As you can see we have 1.5 people allocated for all DB2 activity with
myself on-call 7x24 for all DB2 system related and SAP related problems the
past 7 years. Fortunately, I average less than 1 off-hours call per month.
Our SAP environment will be migrating to R/3 using Oracle on HP/UX. The DW
will follow suit shortly after and DB2 as well as OS/390 will go away.

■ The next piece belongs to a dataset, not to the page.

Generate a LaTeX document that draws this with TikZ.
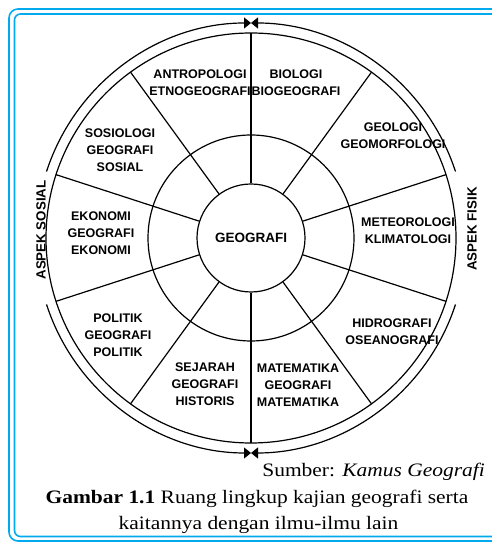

We have used DB2 since 1987 (R1.3) and have never had more than 2 DBAs
assigned for all DB2 support. All DB2 development has been using C/S tools
for small applications since SAP R/2 was installed around 1992.



Lynne Flatley

Re: How many DBAs does it take...
(in response to Bill)
Do they let you take vacations?! :-)

> -----Original Message-----
> From: Bill [SMTP:[login to unmask email]
> Sent: Tuesday, January 04, 2000 7:08 PM
> To: [login to unmask email]; [login to unmask email]
> Cc: Bill
> Subject: Re: How many DBAs does it take...
>
> Here's some info:
>
> DB2 V5.1
> 7 DB2 subsystems all non-data sharing
> SAP R/2 - Prod, QA, Test
> non-SAP - Prod, QA, Test (includes DW)
> Experimental - DBA new release, maint, etc.
>
> Total structures:
> 327 databases
> 6100 tables
> 5300 indexes
> most are 1 table/tablespace
> most large tables use hardware compression including ALL the SAP data
>
> Total dasd used by DB2 structures:
> 200-250 GB for SAP
> 50-75 GB for DW
>
> DB2 DBA staff:
> 1.0 (me) SMPE install of all DB2 products
> install all vendor DB2 tools (BMC)
> system tuning
> DBA for SAP
> 0.5 tuning/development for non-SAP environment
> DW maintenance/tuning
>
> As you can see we have 1.5 people allocated for all DB2 activity with
> myself on-call 7x24 for all DB2 system related and SAP related problems
> the
> past 7 years. Fortunately, I average less than 1 off-hours call per month.
> Our SAP environment will be migrating to R/3 using Oracle on HP/UX. The DW
> will follow suit shortly after and DB2 as well as OS/390 will go away.
>
> We have used DB2 since 1987 (R1.3) and have never had more than 2 DBAs
> assigned for all DB2 support. All DB2 development has been using C/S tools
> for small applications since SAP R/2 was installed around 1992.